The other thing we know robots can definitely do better than humans are repeatable, tedious tasks; you know, like the hundred  or so ones that people do in the office, like populating forms, crunching data in spreadsheets, producing legal papers and writing articles like this one.  Funny thing is, you don't actually know whether it was me who wrote this article or whether I had Encanvas produce it.
 
And while all of this automation and computing is going on, Otto Sharmer and 'guru's like him are tearing up the conferencing circuit waking executives up to  the fact that they don't habitually take in those sparkly fresh ideas with an open mind.... Nope.  Most of us are way too quick to 'download' new thinking only to put it into a familiar box. Sharmer argues that those businesses in need of transformation require someone at the helm that does something more than just drop new ideas into old boxes.  Afterall, the boys and girls in the fresh fruit markets can sort oranges and apples into the most appropriate box!  You're not exactly leadership material nowadays if that's all you know. 
 
As a consultant I'm often speaking to clients about single loop and double loop learning - what the remarkable knowledge management 'guru' Dr. Martin Vasey described as the difference between 'doing things better' and doing better things'.  With double-loop learning you really do need humans that bounce ideas around the room (or stick them to walls with PostIt Notes) and are prepared to look beyond how processes work.  There was a time for LEAN - when most manufacturing firms really were shoody at repeatedly making products of a high quality.  It's now past.  If you can't make a decent produce at a market ready price, you're either dead or dying.  That's not a watering hole you want to stick around for too long!  Yep, douple-loop learning is where it's at, and to do that you need people that think differently. 
 
Naturally, when for decades society has tried really hard to drive the creative types and people with Asbergers (who really do think differently) to the very back of the class, pasting stickers on the back of their shirts like "Here sits an idiot that doesn't follow rules", suddenly these weird - rare kids- have become the nerdy saviour of man-kind.  And it's not because they've suddenly learnt how to think linial.  No, it's because he or she is a creative thinker that's always comfortable to take risks, question the norms, strive for perfection, because they've never fitted in and so it doesn't feel any different.
 
So how do you think?
 
There's actually a name for it... you know, the act of thinking about thinking.  It's called metacognition (yup, you can genuinely learn something new everyday).
 
'Course, Albert Einstein has been misquoted about a million times for saying something like, 'We can not solve our problems with the same thinking we used when we created them.'  And he's right.

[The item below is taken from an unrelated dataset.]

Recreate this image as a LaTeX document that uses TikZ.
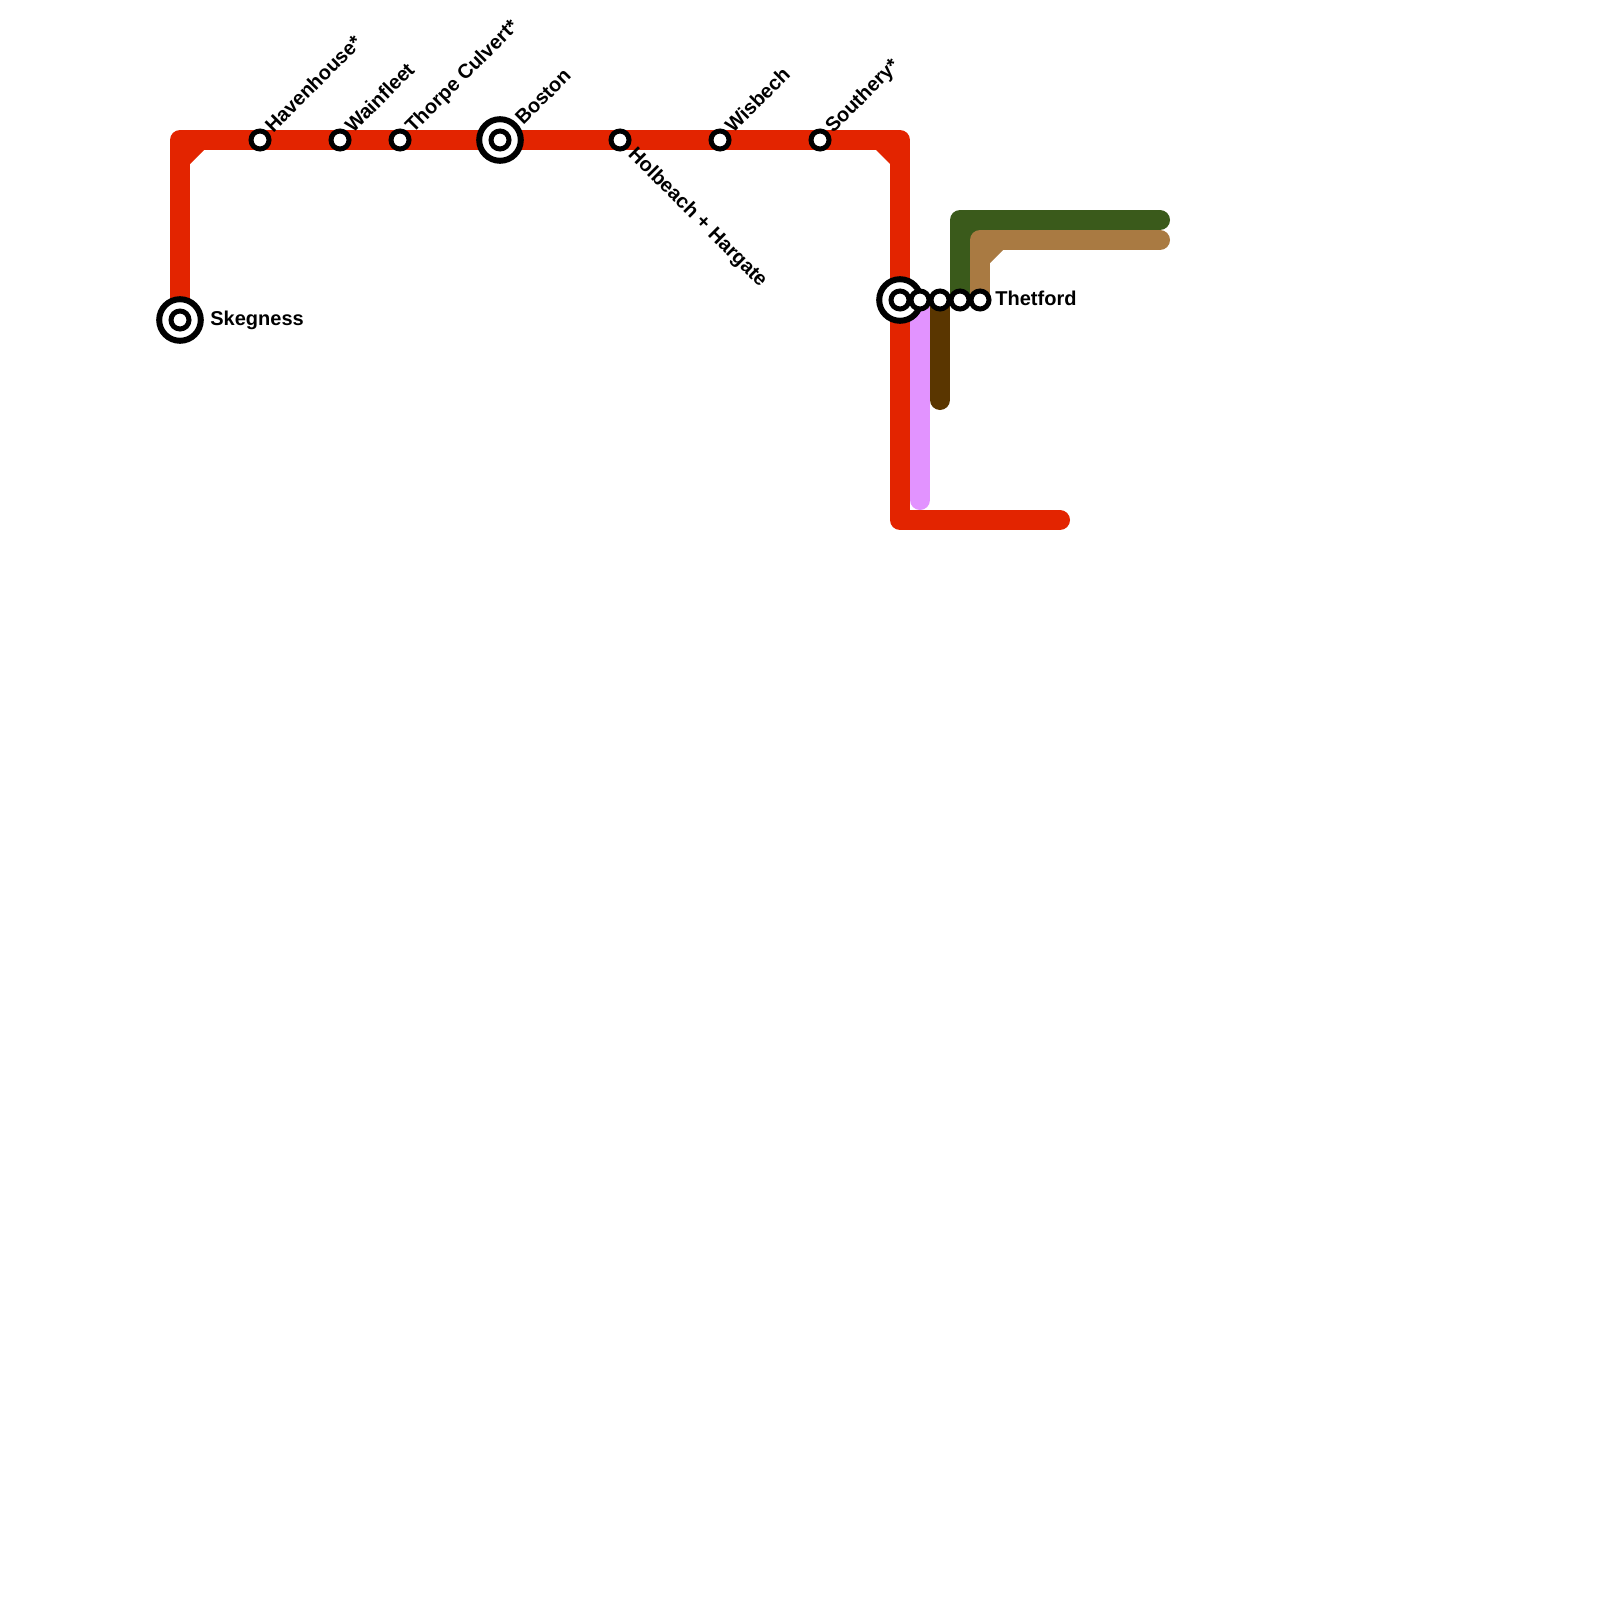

It's a really useful skill to be able to apply different kinds of thinking, new patterns and shapes to the way we absorb information and rationalise it.  Bear in mind, I'm not saying I can do it.
 
I describe myself as a curvy thinker.  I know a lot of straight line thinkers (and boy gosh, they're useful when you need to map a process or step through a problem one step at a time!).  but they're less useful when you need off-the-wall thoughts (nice lyric, Michael Jackson).  Most people are too constrained by their environment and their education to do anything else but linial thinking.  Businesses need all sorts of thinkers - but in a world of transformation and AI robots, it's the creative thinking of humans that sets us apart.  Robots are GREAT linial thinkers. 
 
Having the ability to adapt how we think, to NOT think in a linial way, could be the main reason why humans retain a role in the workplace.